Published online by Cambridge University Press: 27 December 2024
Genealogy
Originally developed by French social theorist and philosopher Michel Foucault, the concept of genealogy aims to trace ‘the details and accidents that accompany every beginning’ (Foucault, 1998, p 144). For Foucault (1998), genealogy recognises that every idea and thought system is conditioned by ‘its jolts, its surprises, its unsteady victories and unpalatable defeats’ (pp 144– 145). Genealogy therefore ‘rejects the meta-historical deployment of ideal significations and indefinite teleologies. It opposes itself to the search for origins’ (Foucault, 1998, p 140). Inspired by German philosopher Friedrich Nietzsche, who through his writing on morality and religion opposed metaphysics and the search for the origins or essences of things (in German ‘Ursprung’), Foucault described ideas and thought systems as the ‘exteriority of accidents’ (Foucault, 1998, p 146), meaning that what comes to stand in for, or represent, truth is only ever the ‘outcome of a process in which there is conflict, confrontation, struggle, resistance’ (Foucault, 2002, p 457).
Genealogy therefore concerns the mode of dissension by which some ideas and thought systems acquire the status of ‘truths’ – universal ideals, value systems or normative assumptions. Here, mode of dissension refers to that dynamic, generative, productive space in which ideas and thought systems are struggled over by cultures and interest groups through invasions, ploys, omissions and silences. In this sense, genealogy differs from traditional historical methods of inquiry where, typically, ideas and thought systems are studied chronologically or sequentially as the culmination and expression of a linear-rational search for truth.

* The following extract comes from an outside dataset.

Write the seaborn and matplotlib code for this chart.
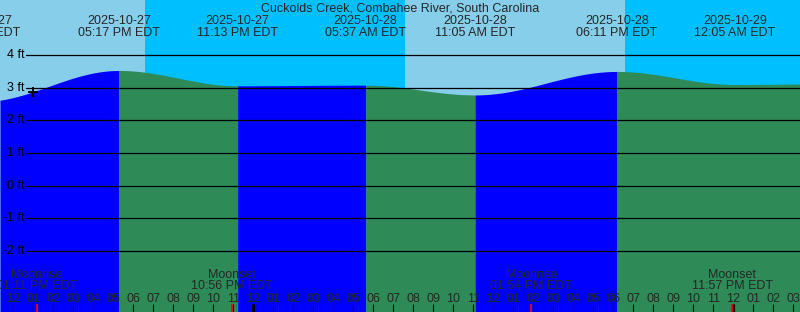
import numpy as np
import pandas as pd
import matplotlib
matplotlib.use("Agg")
import matplotlib.pyplot as plt
import matplotlib.transforms as mtransforms
import seaborn as sns

# ---------------- data ----------------
title = "Cuckolds Creek, Combahee River, South Carolina"
origin = pd.Timestamp("2025-10-27 00:00")

# high / low tide events (time, height in ft)
extreme_times = ["2025-10-27 10:20", "2025-10-27 17:17", "2025-10-27 23:13",
                 "2025-10-28 05:37", "2025-10-28 11:05", "2025-10-28 18:11",
                 "2025-10-29 00:05", "2025-10-29 06:25"]
extreme_heights = [2.57, 3.53, 3.06, 3.08, 2.78, 3.50, 3.10, 3.13]

# water colour changes (flood = blue, ebb = green)
water_change_times = ["2025-10-27 17:17", "2025-10-27 23:13", "2025-10-28 05:37",
                      "2025-10-28 11:05", "2025-10-28 18:11"]
water_first_phase = "flood"

# sun
sunset_1 = "2025-10-27 18:35"
sunrise_1 = "2025-10-28 07:35"
sunset_2 = "2025-10-28 18:35"

# moon events
moon_labels = ["Moonrise", "Moonset", "Moonrise", "Moonset"]
moon_times = ["2025-10-27 13:11", "2025-10-27 22:56", "2025-10-28 13:54", "2025-10-28 23:57"]
moon_time_labels = ["01:11 PM EDT", "10:56 PM EDT", "01:54 PM EDT", "11:57 PM EDT"]

now_time = "2025-10-27 13:00"

y_ticks_ft = [4, 3, 2, 1, 0, -1, -2]

# ---------------- helpers ----------------
def hrs(s):
    return (pd.Timestamp(s) - origin) / pd.Timedelta(hours=1)

T = np.array([hrs(s) for s in extreme_times])
H = np.array(extreme_heights)

def tide(t):
    t = np.atleast_1d(t).astype(float)
    out = np.empty_like(t)
    for k, tv in enumerate(t):
        i = np.searchsorted(T, tv) - 1
        i = min(max(i, 0), len(T) - 2)
        f = (tv - T[i]) / (T[i + 1] - T[i])
        out[k] = H[i] + (H[i + 1] - H[i]) * (1 - np.cos(np.pi * f)) / 2
    return out

W, Hpx = 800, 312
x0_hours = 12 - 13.33 / 20.0           # left edge
x1_hours = x0_hours + W / 20.0         # right edge
zero_px, px_per_ft = 185.62, 32.62
y_top = zero_px / px_per_ft
y_bot = (zero_px - Hpx) / px_per_ft

FONT = ["Liberation Sans", "DejaVu Sans"]
FS = 9

sns.set_style("white")
plt.rcParams["font.family"] = FONT

fig = plt.figure(figsize=(W / 100, Hpx / 100), dpi=100)
ax = fig.add_axes([0, 0, 1, 1])
ax.set_xlim(x0_hours, x1_hours)
ax.set_ylim(y_bot, y_top)
ax.axis("off")

SKY_DAY, SKY_NIGHT = "#87CEEB", "#00BFFF"
FLOOD, EBB = "#0000FF", "#2E8B57"

# sky
ax.axvspan(x0_hours, hrs(sunset_1), color=SKY_DAY, lw=0, zorder=0)
ax.axvspan(hrs(sunset_1), hrs(sunrise_1), color=SKY_NIGHT, lw=0, zorder=0)
ax.axvspan(hrs(sunrise_1), hrs(sunset_2), color=SKY_DAY, lw=0, zorder=0)
ax.axvspan(hrs(sunset_2), x1_hours, color=SKY_NIGHT, lw=0, zorder=0)

# water
bounds = [x0_hours] + [hrs(s) for s in water_change_times] + [x1_hours]
phase_cols = [FLOOD, EBB] if water_first_phase == "flood" else [EBB, FLOOD]
for k in range(len(bounds) - 1):
    tt = np.linspace(bounds[k], bounds[k + 1], 200)
    hh = tide(tt)
    ax.fill_between(tt, y_bot, hh, color=phase_cols[k % 2], lw=0, zorder=1)

# grid lines & labels
trans_y = mtransforms.blended_transform_factory(ax.transAxes, ax.transData)
for v in y_ticks_ft:
    ax.plot([26 / W, 1], [v, v], transform=trans_y, color="black", lw=0.9, zorder=3)
    ax.text(24.5 / W, v, f"{v} ft", transform=trans_y, ha="right", va="center",
            fontsize=FS, color="black", zorder=4)

# title
fig.text(0.5, 1 - 11.7 / Hpx, title, ha="center", va="baseline", fontsize=FS)

# top event labels
trans_top = mtransforms.blended_transform_factory(ax.transData, fig.transFigure)
for s in extreme_times:
    ts = pd.Timestamp(s)
    x = hrs(s)
    if x > x1_hours:
        continue
    ax.text(x, 1 - 24.2 / Hpx, ts.strftime("%Y-%m-%d"), transform=trans_top,
            ha="center", va="baseline", fontsize=FS, zorder=5)
    ax.text(x, 1 - 36.0 / Hpx, ts.strftime("%I:%M %p EDT"), transform=trans_top,
            ha="center", va="baseline", fontsize=FS, zorder=5)

# hour ticks and labels
hour_list = np.arange(np.ceil(x0_hours), np.floor(x1_hours) + 1)
xtr = ax.get_xaxis_transform()
ax.vlines(hour_list, 0, 8 / Hpx, transform=xtr, color="black", lw=0.8, zorder=5)
for hv in hour_list:
    lab = (origin + pd.Timedelta(hours=float(hv))).strftime("%I")
    ax.text(hv, 1 - 302.3 / Hpx, lab, transform=trans_top, ha="center",
            va="baseline", fontsize=FS, zorder=5)
midnights = [hv for hv in hour_list if int(hv) % 24 == 0]
ax.vlines(midnights, 0, 8 / Hpx, transform=xtr, color="black", lw=2.3, zorder=5)

# moon events
for lab, s, tl in zip(moon_labels, moon_times, moon_time_labels):
    x = hrs(s)
    ax.text(x, 1 - 278.3 / Hpx, lab, transform=trans_top, ha="center",
            va="baseline", fontsize=FS, zorder=5)
    ax.text(x, 1 - 289.3 / Hpx, tl, transform=trans_top, ha="center",
            va="baseline", fontsize=FS, zorder=5)
    ax.vlines([x], 0, 8 / Hpx, transform=xtr, color="red", lw=1.2, zorder=6)

# now marker
tn = hrs(now_time)
sns.scatterplot(x=[tn], y=tide(tn), marker="+", s=60, color="black",
                linewidth=1.3, ax=ax, zorder=7, legend=False)
ax.set_xlim(x0_hours, x1_hours)
ax.set_ylim(y_bot, y_top)
ax.axis("off")

fig.savefig("out.png", dpi=100)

On this account, genealogy views ideas and thought systems as the contingent product of struggles over meaning, struggles that tend to be concealed or violently suppressed through appeals to ‘reason’, ‘rationality’ or ‘morality’. Genealogy therefore aims at denaturalising ideas or thought systems taken to be timeless and rooted in a fixed and unchanging reality, ‘making it so that what is taken for granted is no longer taken for granted’ (Foucault, 2002, p 456).